Retype each entry below exactly as it stands.
★ ★ ★ ★
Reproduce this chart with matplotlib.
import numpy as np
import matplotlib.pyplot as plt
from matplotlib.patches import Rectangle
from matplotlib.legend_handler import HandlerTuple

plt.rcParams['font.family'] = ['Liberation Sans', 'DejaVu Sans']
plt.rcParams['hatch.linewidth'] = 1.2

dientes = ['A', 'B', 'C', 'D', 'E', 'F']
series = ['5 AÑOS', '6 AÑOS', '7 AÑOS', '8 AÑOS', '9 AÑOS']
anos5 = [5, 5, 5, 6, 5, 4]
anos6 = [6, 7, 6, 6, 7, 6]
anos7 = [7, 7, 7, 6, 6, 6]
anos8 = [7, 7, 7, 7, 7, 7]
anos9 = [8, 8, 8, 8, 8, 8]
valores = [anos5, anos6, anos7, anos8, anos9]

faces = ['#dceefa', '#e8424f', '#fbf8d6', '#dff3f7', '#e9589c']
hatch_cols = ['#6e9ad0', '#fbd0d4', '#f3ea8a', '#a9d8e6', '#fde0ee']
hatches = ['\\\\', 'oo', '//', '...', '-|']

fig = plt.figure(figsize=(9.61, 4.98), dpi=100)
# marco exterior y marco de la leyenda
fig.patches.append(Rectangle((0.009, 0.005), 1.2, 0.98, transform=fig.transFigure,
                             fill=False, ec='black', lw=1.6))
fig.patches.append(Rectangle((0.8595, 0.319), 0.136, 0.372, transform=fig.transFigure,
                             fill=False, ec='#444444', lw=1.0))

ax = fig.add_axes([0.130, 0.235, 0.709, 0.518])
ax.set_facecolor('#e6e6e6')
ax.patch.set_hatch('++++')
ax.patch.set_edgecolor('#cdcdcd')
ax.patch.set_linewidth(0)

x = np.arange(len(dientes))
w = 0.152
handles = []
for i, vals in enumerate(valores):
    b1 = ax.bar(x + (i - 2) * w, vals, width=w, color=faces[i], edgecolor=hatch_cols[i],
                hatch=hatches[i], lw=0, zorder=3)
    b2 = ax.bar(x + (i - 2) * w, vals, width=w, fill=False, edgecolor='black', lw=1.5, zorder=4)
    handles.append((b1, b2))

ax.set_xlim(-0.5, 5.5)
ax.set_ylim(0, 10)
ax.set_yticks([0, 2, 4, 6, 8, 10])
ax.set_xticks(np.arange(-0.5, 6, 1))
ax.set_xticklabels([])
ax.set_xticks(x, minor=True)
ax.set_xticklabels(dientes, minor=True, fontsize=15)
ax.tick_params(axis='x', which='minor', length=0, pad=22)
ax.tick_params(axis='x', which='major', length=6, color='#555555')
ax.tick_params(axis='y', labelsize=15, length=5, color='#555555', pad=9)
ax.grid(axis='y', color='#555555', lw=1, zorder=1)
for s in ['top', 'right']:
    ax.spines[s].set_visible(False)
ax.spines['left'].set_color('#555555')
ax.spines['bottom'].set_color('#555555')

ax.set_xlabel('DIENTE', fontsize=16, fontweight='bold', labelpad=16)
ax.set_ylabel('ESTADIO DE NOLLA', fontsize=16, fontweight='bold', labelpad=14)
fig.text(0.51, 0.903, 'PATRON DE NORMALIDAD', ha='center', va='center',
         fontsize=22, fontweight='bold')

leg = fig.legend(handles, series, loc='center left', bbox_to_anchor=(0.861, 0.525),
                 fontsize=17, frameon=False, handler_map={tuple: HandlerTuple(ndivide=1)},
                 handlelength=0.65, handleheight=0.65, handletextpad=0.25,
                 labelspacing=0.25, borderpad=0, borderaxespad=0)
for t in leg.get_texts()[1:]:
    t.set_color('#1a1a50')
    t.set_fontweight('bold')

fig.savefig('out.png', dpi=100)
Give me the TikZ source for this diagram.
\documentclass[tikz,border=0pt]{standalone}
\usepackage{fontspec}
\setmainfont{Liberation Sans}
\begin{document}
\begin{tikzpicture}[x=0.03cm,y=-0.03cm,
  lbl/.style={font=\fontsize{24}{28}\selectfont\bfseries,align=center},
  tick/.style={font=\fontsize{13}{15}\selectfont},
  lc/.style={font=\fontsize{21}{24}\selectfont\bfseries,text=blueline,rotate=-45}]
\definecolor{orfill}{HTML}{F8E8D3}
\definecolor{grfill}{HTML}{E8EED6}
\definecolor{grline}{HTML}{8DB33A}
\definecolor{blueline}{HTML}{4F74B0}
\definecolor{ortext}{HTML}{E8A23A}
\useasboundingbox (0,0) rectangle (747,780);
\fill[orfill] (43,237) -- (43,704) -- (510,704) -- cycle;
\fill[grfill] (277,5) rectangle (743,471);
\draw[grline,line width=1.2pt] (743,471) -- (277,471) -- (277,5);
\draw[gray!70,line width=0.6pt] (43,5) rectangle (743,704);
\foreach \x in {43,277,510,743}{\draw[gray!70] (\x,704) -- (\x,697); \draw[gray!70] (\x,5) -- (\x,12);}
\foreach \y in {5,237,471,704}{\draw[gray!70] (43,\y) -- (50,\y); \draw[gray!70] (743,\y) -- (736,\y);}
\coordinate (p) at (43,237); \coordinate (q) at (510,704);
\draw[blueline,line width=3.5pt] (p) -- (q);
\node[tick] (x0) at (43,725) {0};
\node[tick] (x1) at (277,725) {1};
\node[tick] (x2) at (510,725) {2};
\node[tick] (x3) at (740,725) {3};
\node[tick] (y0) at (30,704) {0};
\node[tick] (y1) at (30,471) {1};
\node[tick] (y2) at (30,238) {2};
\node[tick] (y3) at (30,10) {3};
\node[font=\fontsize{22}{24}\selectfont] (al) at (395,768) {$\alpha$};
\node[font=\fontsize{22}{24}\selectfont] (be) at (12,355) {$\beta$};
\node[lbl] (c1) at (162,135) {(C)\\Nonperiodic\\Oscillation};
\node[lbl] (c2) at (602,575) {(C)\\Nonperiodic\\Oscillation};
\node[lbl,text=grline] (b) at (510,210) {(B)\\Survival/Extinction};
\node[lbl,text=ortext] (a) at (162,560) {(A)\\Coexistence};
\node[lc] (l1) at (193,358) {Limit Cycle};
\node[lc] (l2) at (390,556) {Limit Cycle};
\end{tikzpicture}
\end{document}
★ ★ ★ ★
» The completed task
Reproduce this chart with matplotlib.
import numpy as np
import matplotlib.pyplot as plt
from matplotlib.patches import Rectangle
from matplotlib.legend_handler import HandlerTuple

plt.rcParams['font.family'] = ['Liberation Sans', 'DejaVu Sans']
plt.rcParams['hatch.linewidth'] = 1.2

dientes = ['A', 'B', 'C', 'D', 'E', 'F']
series = ['5 AÑOS', '6 AÑOS', '7 AÑOS', '8 AÑOS', '9 AÑOS']
anos5 = [5, 5, 5, 6, 5, 4]
anos6 = [6, 7, 6, 6, 7, 6]
anos7 = [7, 7, 7, 6, 6, 6]
anos8 = [7, 7, 7, 7, 7, 7]
anos9 = [8, 8, 8, 8, 8, 8]
valores = [anos5, anos6, anos7, anos8, anos9]

faces = ['#dceefa', '#e8424f', '#fbf8d6', '#dff3f7', '#e9589c']
hatch_cols = ['#6e9ad0', '#fbd0d4', '#f3ea8a', '#a9d8e6', '#fde0ee']
hatches = ['\\\\', 'oo', '//', '...', '-|']

fig = plt.figure(figsize=(9.61, 4.98), dpi=100)
# marco exterior y marco de la leyenda
fig.patches.append(Rectangle((0.009, 0.005), 1.2, 0.98, transform=fig.transFigure,
                             fill=False, ec='black', lw=1.6))
fig.patches.append(Rectangle((0.8595, 0.319), 0.136, 0.372, transform=fig.transFigure,
                             fill=False, ec='#444444', lw=1.0))

ax = fig.add_axes([0.130, 0.235, 0.709, 0.518])
ax.set_facecolor('#e6e6e6')
ax.patch.set_hatch('++++')
ax.patch.set_edgecolor('#cdcdcd')
ax.patch.set_linewidth(0)

x = np.arange(len(dientes))
w = 0.152
handles = []
for i, vals in enumerate(valores):
    b1 = ax.bar(x + (i - 2) * w, vals, width=w, color=faces[i], edgecolor=hatch_cols[i],
                hatch=hatches[i], lw=0, zorder=3)
    b2 = ax.bar(x + (i - 2) * w, vals, width=w, fill=False, edgecolor='black', lw=1.5, zorder=4)
    handles.append((b1, b2))

ax.set_xlim(-0.5, 5.5)
ax.set_ylim(0, 10)
ax.set_yticks([0, 2, 4, 6, 8, 10])
ax.set_xticks(np.arange(-0.5, 6, 1))
ax.set_xticklabels([])
ax.set_xticks(x, minor=True)
ax.set_xticklabels(dientes, minor=True, fontsize=15)
ax.tick_params(axis='x', which='minor', length=0, pad=22)
ax.tick_params(axis='x', which='major', length=6, color='#555555')
ax.tick_params(axis='y', labelsize=15, length=5, color='#555555', pad=9)
ax.grid(axis='y', color='#555555', lw=1, zorder=1)
for s in ['top', 'right']:
    ax.spines[s].set_visible(False)
ax.spines['left'].set_color('#555555')
ax.spines['bottom'].set_color('#555555')

ax.set_xlabel('DIENTE', fontsize=16, fontweight='bold', labelpad=16)
ax.set_ylabel('ESTADIO DE NOLLA', fontsize=16, fontweight='bold', labelpad=14)
fig.text(0.51, 0.903, 'PATRON DE NORMALIDAD', ha='center', va='center',
         fontsize=22, fontweight='bold')

leg = fig.legend(handles, series, loc='center left', bbox_to_anchor=(0.861, 0.525),
                 fontsize=17, frameon=False, handler_map={tuple: HandlerTuple(ndivide=1)},
                 handlelength=0.65, handleheight=0.65, handletextpad=0.25,
                 labelspacing=0.25, borderpad=0, borderaxespad=0)
for t in leg.get_texts()[1:]:
    t.set_color('#1a1a50')
    t.set_fontweight('bold')

fig.savefig('out.png', dpi=100)
Give me the TikZ source for this diagram.
\documentclass[tikz,border=0pt]{standalone}
\usepackage{fontspec}
\setmainfont{Liberation Sans}
\begin{document}
\begin{tikzpicture}[x=0.03cm,y=-0.03cm,
  lbl/.style={font=\fontsize{24}{28}\selectfont\bfseries,align=center},
  tick/.style={font=\fontsize{13}{15}\selectfont},
  lc/.style={font=\fontsize{21}{24}\selectfont\bfseries,text=blueline,rotate=-45}]
\definecolor{orfill}{HTML}{F8E8D3}
\definecolor{grfill}{HTML}{E8EED6}
\definecolor{grline}{HTML}{8DB33A}
\definecolor{blueline}{HTML}{4F74B0}
\definecolor{ortext}{HTML}{E8A23A}
\useasboundingbox (0,0) rectangle (747,780);
\fill[orfill] (43,237) -- (43,704) -- (510,704) -- cycle;
\fill[grfill] (277,5) rectangle (743,471);
\draw[grline,line width=1.2pt] (743,471) -- (277,471) -- (277,5);
\draw[gray!70,line width=0.6pt] (43,5) rectangle (743,704);
\foreach \x in {43,277,510,743}{\draw[gray!70] (\x,704) -- (\x,697); \draw[gray!70] (\x,5) -- (\x,12);}
\foreach \y in {5,237,471,704}{\draw[gray!70] (43,\y) -- (50,\y); \draw[gray!70] (743,\y) -- (736,\y);}
\coordinate (p) at (43,237); \coordinate (q) at (510,704);
\draw[blueline,line width=3.5pt] (p) -- (q);
\node[tick] (x0) at (43,725) {0};
\node[tick] (x1) at (277,725) {1};
\node[tick] (x2) at (510,725) {2};
\node[tick] (x3) at (740,725) {3};
\node[tick] (y0) at (30,704) {0};
\node[tick] (y1) at (30,471) {1};
\node[tick] (y2) at (30,238) {2};
\node[tick] (y3) at (30,10) {3};
\node[font=\fontsize{22}{24}\selectfont] (al) at (395,768) {$\alpha$};
\node[font=\fontsize{22}{24}\selectfont] (be) at (12,355) {$\beta$};
\node[lbl] (c1) at (162,135) {(C)\\Nonperiodic\\Oscillation};
\node[lbl] (c2) at (602,575) {(C)\\Nonperiodic\\Oscillation};
\node[lbl,text=grline] (b) at (510,210) {(B)\\Survival/Extinction};
\node[lbl,text=ortext] (a) at (162,560) {(A)\\Coexistence};
\node[lc] (l1) at (193,358) {Limit Cycle};
\node[lc] (l2) at (390,556) {Limit Cycle};
\end{tikzpicture}
\end{document}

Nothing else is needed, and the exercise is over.